E. Sector Monitoring and Benchmarking

58. Sector information is not consolidated in single institutions in any of the countries of the region. Section B highlighted the high level of atomization of policy-making responsibilities, and the absence of a single line ministry in most cases. Logically, this situation reflects on the availability of sector information, which is seldom consolidated at the sector level. In most cases, water resources management information is available from Ministries of Agriculture or Environment, drinking water quality information is available from the Ministry of Health, utility information (when available) from the regulatory authority, and sector financing is sometimes available from Ministries of Regional Development (investments). EU members fare somewhat better since they have to report in a structured way on the progress toward compliance with the Water Framework Directive and daughter directives, meaning that some of the information is consolidated using internationally defined standards, but even then it is largely limited to country-level indicators.
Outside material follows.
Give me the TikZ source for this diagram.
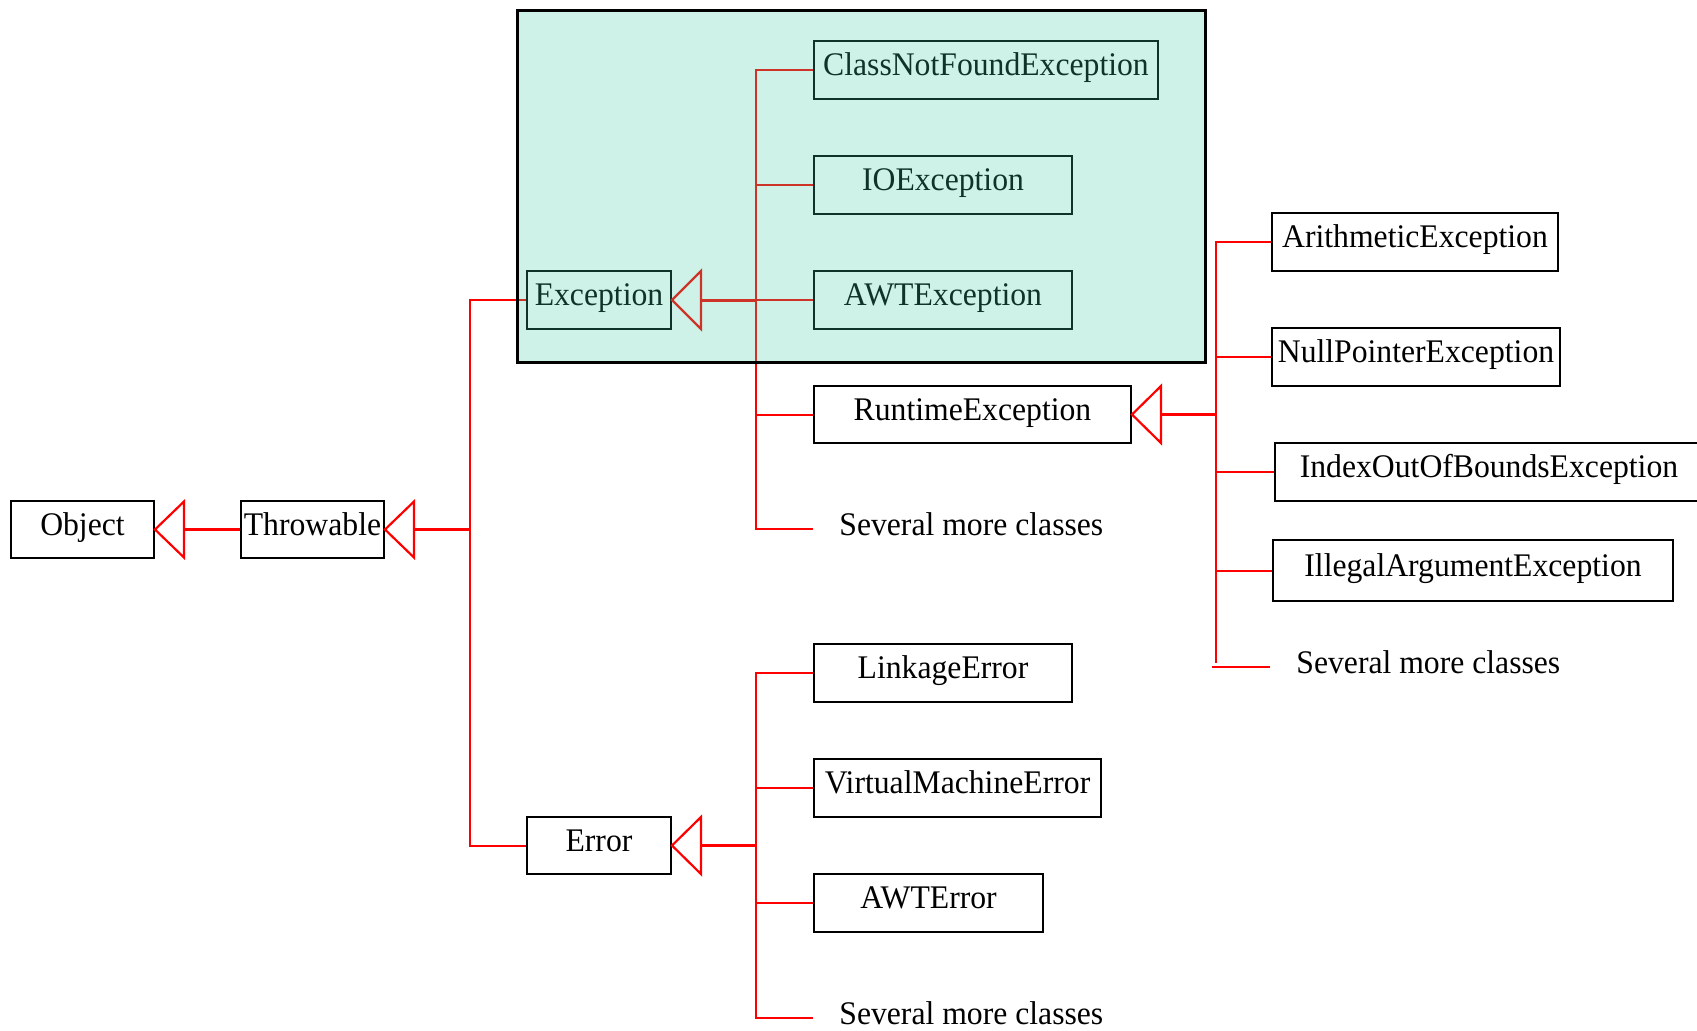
\documentclass[tikz,border=0pt]{standalone}
\usepackage{fontspec}
\setmainfont{Liberation Serif}[FakeStretch=0.96]
\usetikzlibrary{fit,calc}
\definecolor{link}{RGB}{255,0,0}
\definecolor{tint}{RGB}{60,205,160}
\begin{document}
\begin{tikzpicture}[x=0.5pt,y=-0.5pt,
  font=\fontsize{16.5}{20}\selectfont,
  cls/.style={draw=black, line width=1pt, inner sep=0pt,
    text height=11pt, text depth=5.5pt},
  wh/.style 2 args={minimum width=#1*0.5pt, minimum height=#2*0.5pt},
  more/.style={anchor=base west, inner sep=0pt},
  branch/.style={draw=link, line width=1pt},
  stem/.style={draw=link, line width=1.5pt},
  tri/.style={draw=link, line width=1.1pt, line join=miter, fill=white}]
\clip (0,0) rectangle (1697,1030);
\fill[white] (0,0) rectangle (1697,1030);

% class boxes
\node[cls, wh={143}{57}] (obj)   at (82.5,529.5)  {Object};
\node[cls, wh={143}{57}] (thr)   at (312.5,529.5) {Throwable};
\node[cls, wh={144}{58}] (exc)   at (599,300)     {Exception};
\node[cls, wh={144}{57}] (err)   at (599,845.5)   {Error};
\node[cls, wh={344}{58}] (cnf)   at (986,70)      {ClassNotFoundException};
\node[cls, wh={258}{58}] (io)    at (943,185)     {IOException};
\node[cls, wh={258}{58}] (awtx)  at (943,300)     {AWTException};
\node[cls, wh={317}{57}] (rt)    at (972.5,414.5) {RuntimeException};
\node[more] (more1) at (839,535) {Several more classes};
\node[cls, wh={258}{58}] (link)  at (943,673)     {LinkageError};
\node[cls, wh={287}{58}] (vm)    at (957.5,788)   {VirtualMachineError};
\node[cls, wh={229}{58}] (awte)  at (928.5,903)   {AWTError};
\node[more] (more2) at (839,1024) {Several more classes};
\node[cls, wh={286}{58}] (arith) at (1415,242)    {ArithmeticException};
\node[cls, wh={288}{58}] (npe)   at (1416,357)    {NullPointerException};
\node[cls, wh={428}{58}] (ioob)  at (1489,472)    {IndexOutOfBoundsException};
\node[cls, wh={400}{61}] (iae)   at (1473,570.5)  {IllegalArgumentException};
\node[more] (more3) at (1296,673) {Several more classes};

% junction points and free branch ends
\coordinate (thrJ) at (470,529.5);
\coordinate (excJ) at (756,300);
\coordinate (excEnd) at (813,529);
\coordinate (errJ) at (756,845.5);
\coordinate (errEnd) at (813,1018);
\coordinate (rtJ) at (1216,414.5);
\coordinate (rtBot) at (1216,663);
\coordinate (rtTail) at (1212,667);
\coordinate (rtEnd) at (1270,667);

% Object <- Throwable
\draw[stem] ($(obj.east)+(29,0)$) -- (thr.west);
\draw[tri] (obj.east) -- ++(29,-28) -- ++(0,56) -- cycle;

% Throwable <- Exception, Error
\draw[stem] ($(thr.east)+(29,0)$) -- (thrJ);
\draw[branch] (exc.west) -| (thrJ) |- (err.west);
\draw[tri] (thr.east) -- ++(29,-28) -- ++(0,56) -- cycle;

% Exception subclasses
\draw[stem] ($(exc.east)+(29,0)$) -- (excJ);
\draw[branch] (cnf.west) -| (excEnd -| excJ) -- (excEnd);
\foreach \n in {io,awtx,rt} \draw[branch] (\n.west) -- (\n.west -| excJ);
\draw[tri] (exc.east) -- ++(29,-29) -- ++(0,58) -- cycle;

% Error subclasses
\draw[stem] ($(err.east)+(29,0)$) -- (errJ);
\draw[branch] (link.west) -| (errEnd -| errJ) -- (errEnd);
\foreach \n in {vm,awte} \draw[branch] (\n.west) -- (\n.west -| errJ);
\draw[tri] (err.east) -- ++(29,-28.5) -- ++(0,57) -- cycle;

% RuntimeException subclasses
\draw[stem] ($(rt.east)+(29,0)$) -- (rtJ);
\draw[branch] (arith.west) -| (rtBot);
\foreach \n in {npe,ioob,iae} \draw[branch] (\n.west) -- (\n.west -| rtJ);
\draw[branch] (rtTail) -- (rtEnd);
\draw[tri] (rt.east) -- ++(29,-28.5) -- ++(0,57) -- cycle;

% checked-exception group, tinted over its contents
\node[draw=black, line width=1.5pt, fill=tint, fill opacity=0.25,
  inner sep=0pt, fit={(517,10) (1205,362)}] (checked) {};
\end{tikzpicture}
\end{document}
River Basin Management Plans, a core tenet of the WFD, often give scarce attention to water and wastewater services beyond their direct relation to the plans in terms of use of water, pollution potential, and investment needs. Some of the more established regulatory authorities in the region, such as the one in Albania, have also started to develop bilateral information exchange agreements with other actors such as the Ministry of Health and the Ministry of Finance.

Regional sector information resources:
IBNET (International Benchmarking Network for Water and Sanitation Utilities) (www.IB-Net.org) is the world’s largest database for water and sanitation utilities performance data. Supported by the World Bank’s Water and Sanitation Program, it has over the years accumulated a wealth of data from utilities in the Danube region, which have been used in Chapter V. Building on this invaluable resource, the Danube Water Program has launched DANUBIS.org, an online repository of resources for and about water and sanitation utilities in the Danube region. DANUBIS.org works in partnership with national stakeholders in most countries of the region and aims at consolidating information available from national sources, the IBNET, and this report.

59. Most countries in the region have some mechanism to monitor the performance of utilities in the sector, but it is seldom made publicly available. Table 7 presents an overview of institutionalized utility performance information systems and other benchmarking schemes in all countries of the region. In all countries with an established regulatory agency, the institution has taken the lead in developing at least a limited utility information system. Practices with regard to whether the information is processed into a formal regulatory ranking or performance revaluation, and whether it is made publicly available, vary, however. Only two countries, Albania and Kosovo, regularly publish an annual regulatory benchmarking report. In countries where no such institution exists, waterworks associations have often developed voluntary utility benchmarking schemes to help their members improve their performance, and in some cases to allow for more effective lobbying for greater support to the sector.